Introduction to Data Lake

AWS, What is a data lake?

A data lake is a centralized repository that allows you to store all your structured and unstructured data at any scale. You can store your data as-is, without having to first structure the data, and run different types of analytics - from dashboards and visualizations to big data processing, real-time analytics, and machine learning to guide better decisions.

数据湖是一个集中式存储库,允许您存储任何规模的所有结构化和非结构化数据。您可以按原样存储数据,而无需先构建数据,并运行不同类型的分析 - 从控制面板和可视化到大数据处理、实时分析和机器学习,以指导更好的决策。

Key Characteristics

  • Stores raw data
  • Supports multiple data formats
  • Scalable and flexible

Data Lake Architecture

The architecture of a data lake typically consists of several layers:

  1. Ingestion Layer: Handles streaming and batch data sources.
  2. Storage Layer: Stores raw and processed data.
  3. Processing Layer: Executes transformations and data analysis.
  4. Consumption Layer: Data access for reporting and advanced analytics.

Data Lake Technologies

The following technologies are commonly used to implement data lakes:

  • Storage: AWS S3, Azure Data Lake Storage
  • Processing: Apache Spark, Presto, Databricks
  • Orchestration: Apache Airflow, AWS Glue
  • Security: AWS IAM, Azure AD, Kerberos

Best Practices for Data Lakes

To ensure an efficient and secure data lake, consider the following best practices:

  • Data Governance: Implement robust policies for data quality, privacy, and compliance.
  • Security: Use encryption, identity management, and access controls.
  • Metadata Management: Catalog and document all data assets.

Data Governance

Data governance is crucial for managing the data lifecycle in a data lake. It ensures that data is:

  • High-quality
  • Secure
  • Compliant with regulations (e.g., GDPR)

Case Studies

Case Study: XYZ Company

XYZ Company used a data lake to centralize its disparate data sources.

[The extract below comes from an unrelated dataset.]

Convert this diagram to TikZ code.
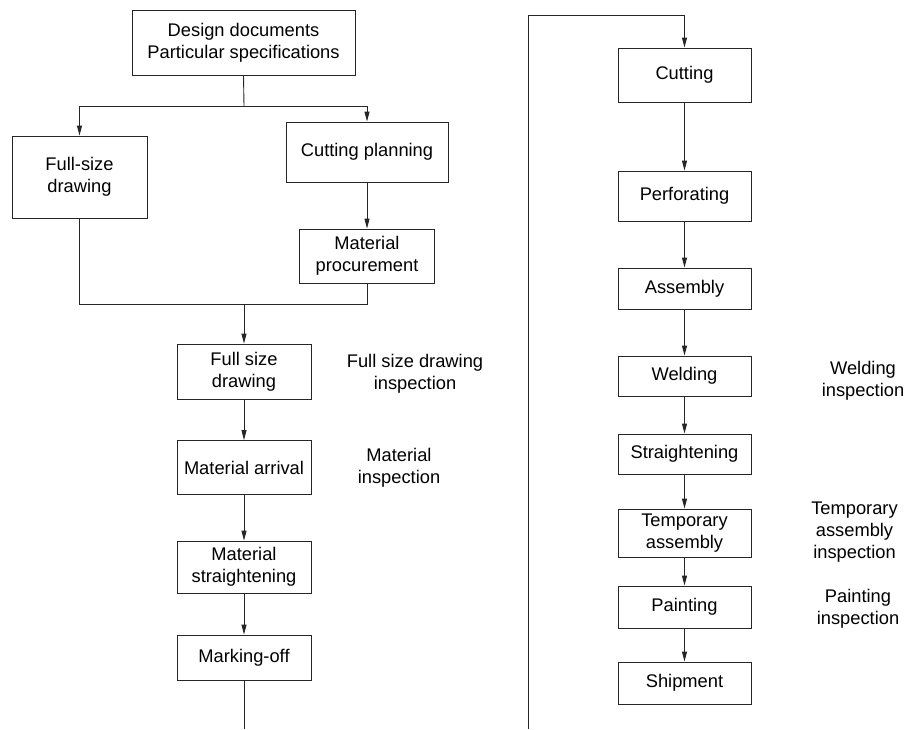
\documentclass[tikz,border=0pt]{standalone}
\usepackage{fontspec}
\setmainfont{Liberation Sans}
\usetikzlibrary{arrows.meta}
\begin{document}
\begin{tikzpicture}[x=1pt,y=-1pt,
  every node/.style={font=\fontsize{18.3}{21.7}\selectfont, align=center, inner sep=0pt},
  box/.style={draw=black!85, line width=0.9pt, minimum width=#1},
  box/.default=134pt,
  lbl/.style={},
  conn/.style={draw=black!85, line width=0.9pt},
  arr/.style={conn, -{Triangle[length=10pt,width=5pt]}}]
\useasboundingbox (0,0) rectangle (910,729);

% left column
\node[box=223pt, minimum height=65pt] (design) at (243.5,42.5) {Design documents\\Particular specifications};
\node[box=135pt, minimum height=82pt] (fsd) at (79.5,177) {Full-size\\drawing};
\node[box=162pt, minimum height=60pt] (cutplan) at (367,152) {Cutting planning};
\node[box=135pt, minimum height=54pt] (matproc) at (367,256) {Material\\procurement};
\node[box, minimum height=55pt] (fsd2) at (244,371.5) {Full size\\drawing};
\node[box, minimum height=54pt] (matarr) at (244,467.5) {Material arrival};
\node[box, minimum height=52pt] (matstr) at (244,567) {Material\\straightening};
\node[box, minimum height=45pt] (mark) at (244,657.5) {Marking-off};

\coordinate (split) at (244,106);
\coordinate (join) at (244,304);
\coordinate (endL) at (244,729);

\draw[conn] (design.south) -- (split);
\draw[arr] (split) -| (fsd.north);
\draw[arr] (split) -| (cutplan.north);
\draw[arr] (cutplan.south) -- (matproc.north);
\draw[conn] (fsd.south) |- (join);
\draw[conn] (matproc.south) |- (join);
\draw[arr] (join) -- (fsd2.north);
\draw[arr] (fsd2.south) -- (matarr.north);
\draw[arr] (matarr.south) -- (matstr.north);
\draw[arr] (matstr.south) -- (mark.north);
\draw[conn] (mark.south) -- (endL);

\node[lbl] (fsdi) at (415,374) {Full size drawing\\inspection};
\node[lbl] (mati) at (399,468) {Material\\inspection};

% right column
\node[box=133pt, minimum height=54pt] (cut) at (684.5,75) {Cutting};
\node[box=133pt, minimum height=50pt] (perf) at (684.5,196) {Perforating};
\node[box=133pt, minimum height=41pt] (asm) at (684.5,288.5) {Assembly};
\node[box=133pt, minimum height=40pt] (weld) at (684.5,376) {Welding};
\node[box=133pt, minimum height=40pt] (str) at (684.5,454) {Straightening};
\node[box=133pt, minimum height=48pt] (temp) at (684.5,533) {Temporary\\assembly};
\node[box=133pt, minimum height=42pt] (paint) at (684.5,607) {Painting};
\node[box=133pt, minimum height=42pt] (ship) at (684.5,683) {Shipment};

\coordinate (startR) at (528.5,729);
\coordinate (topR) at (528.5,15);
\draw[arr] (startR) -- (topR) -| (cut.north);
\draw[arr] (cut.south) -- (perf.north);
\draw[arr] (perf.south) -- (asm.north);
\draw[arr] (asm.south) -- (weld.north);
\draw[arr] (weld.south) -- (str.north);
\draw[arr] (str.south) -- (temp.north);
\draw[arr] (temp.south) -- (paint.north);
\draw[arr] (paint.south) -- (ship.north);

\node[lbl] (weldi) at (863,381) {Welding\\inspection};
\node[lbl] (tempi) at (854.5,532) {Temporary\\assembly\\inspection};
\node[lbl] (painti) at (858,609) {Painting\\inspection};
\end{tikzpicture}
\end{document}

The following were the key challenges and solutions:

  • Challenge: Data silos across departments
  • Solution: Implemented a data lake using AWS S3 and Apache Spark.

Frequently Asked Questions

Q: What is the difference between a data lake and a data warehouse?
A: A data lake stores raw, unprocessed data, while a data warehouse stores structured, processed data optimized for reporting and analysis.


Glossary

  • Data Lake: A centralized repository for storing all forms of data at any scale.
  • ETL: Extract, Transform, Load – the process of preparing data for analysis.